___ INFORMATION SUPPLIED
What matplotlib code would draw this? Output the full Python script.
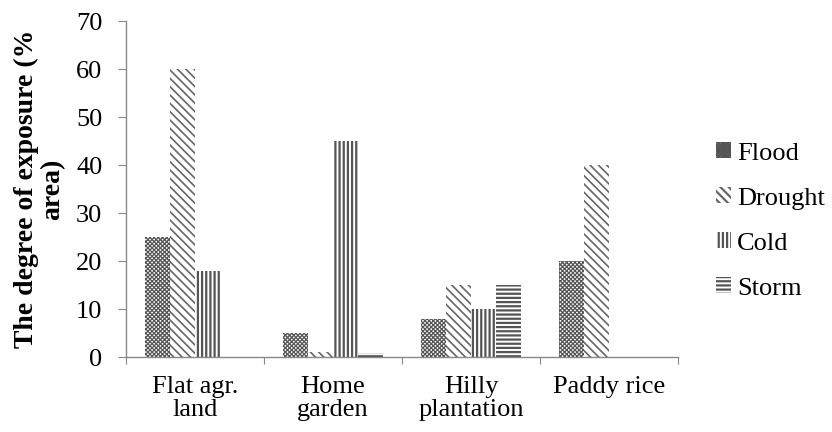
import numpy as np
import matplotlib.pyplot as plt
from matplotlib.ticker import FixedLocator, NullFormatter

plt.rcParams['font.family'] = ['Liberation Serif', 'DejaVu Serif']
plt.rcParams['hatch.linewidth'] = 1.6

categories = ['Flat agr.\nland', 'Home\ngarden', 'Hilly\nplantation', 'Paddy rice']
hazards = ['Flood', 'Drought', 'Cold', 'Storm']
flood = [25, 5, 8, 20]
drought = [60, 1, 15, 40]
cold = [18, 45, 10, 0]
storm = [0, 0.8, 15, 0]
series = [flood, drought, cold, storm]
hatches = ['xxxxxxxx', '\\\\\\\\', '||||', '----']
hatch_lw = [0.9, 1.2, 1.6, 1.6]
hatch_col = ['#555555', '#666666', '#555555', '#555555']

fig = plt.figure(figsize=(8.32, 4.32), dpi=100)
ax = fig.add_axes([0.1514, 0.1736, 0.6635, 0.7774])

x = np.arange(len(categories))
w = 0.18
for i, vals in enumerate(series):
    with plt.rc_context({'hatch.linewidth': hatch_lw[i]}):
        ax.bar(x + (i - 1.5) * w, vals, w, color='white', edgecolor=hatch_col[i],
               linewidth=0, hatch=hatches[i], label=hazards[i])

ax.set_xlim(-0.5, len(categories) - 0.5)
ax.set_ylim(0, 70)
ax.set_yticks(range(0, 71, 10))

# boundaries carry the tick marks, centres carry the labels
ax.xaxis.set_major_locator(FixedLocator(np.arange(-0.5, len(categories), 1.0)))
ax.xaxis.set_major_formatter(NullFormatter())
ax.xaxis.set_minor_locator(FixedLocator(x))
ax.set_xticklabels(categories, minor=True)
for t in ax.get_xticklabels(minor=True):
    t.set_linespacing(1.05)
ax.tick_params(axis='x', which='major', length=5, color='#888888', direction='out')
ax.tick_params(axis='x', which='minor', length=0, pad=14, labelsize=19)
ax.tick_params(axis='y', length=6, color='#888888', labelsize=19, pad=11)

for s in ['top', 'right']:
    ax.spines[s].set_visible(False)
for s in ['left', 'bottom']:
    ax.spines[s].set_color('#888888')
    ax.spines[s].set_linewidth(1.0)

ax.set_ylabel('The degree of exposure (%\narea)', fontsize=20, fontweight='bold',
              linespacing=1.05)
ax.yaxis.set_label_coords(-0.11, 0.5)

fig.legend(loc='center left', bbox_to_anchor=(716 / 832, 1 - 221 / 432), frameon=False,
           fontsize=19, handlelength=0.55, handleheight=0.55, handletextpad=0.25,
           labelspacing=0.86, borderpad=0, borderaxespad=0)

fig.savefig('out.png', dpi=100)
______
Repeat the lines of the listing above verbatim, beginning at its first line and ending at the line containing "ax = fig.add_axes([0.1514, 0.1736, 0.6635, 0.7774])", which is included. Omit pictures.

What matplotlib code would draw this? Output the full Python script.
import numpy as np
import matplotlib.pyplot as plt
from matplotlib.ticker import FixedLocator, NullFormatter

plt.rcParams['font.family'] = ['Liberation Serif', 'DejaVu Serif']
plt.rcParams['hatch.linewidth'] = 1.6

categories = ['Flat agr.\nland', 'Home\ngarden', 'Hilly\nplantation', 'Paddy rice']
hazards = ['Flood', 'Drought', 'Cold', 'Storm']
flood = [25, 5, 8, 20]
drought = [60, 1, 15, 40]
cold = [18, 45, 10, 0]
storm = [0, 0.8, 15, 0]
series = [flood, drought, cold, storm]
hatches = ['xxxxxxxx', '\\\\\\\\', '||||', '----']
hatch_lw = [0.9, 1.2, 1.6, 1.6]
hatch_col = ['#555555', '#666666', '#555555', '#555555']

fig = plt.figure(figsize=(8.32, 4.32), dpi=100)
ax = fig.add_axes([0.1514, 0.1736, 0.6635, 0.7774])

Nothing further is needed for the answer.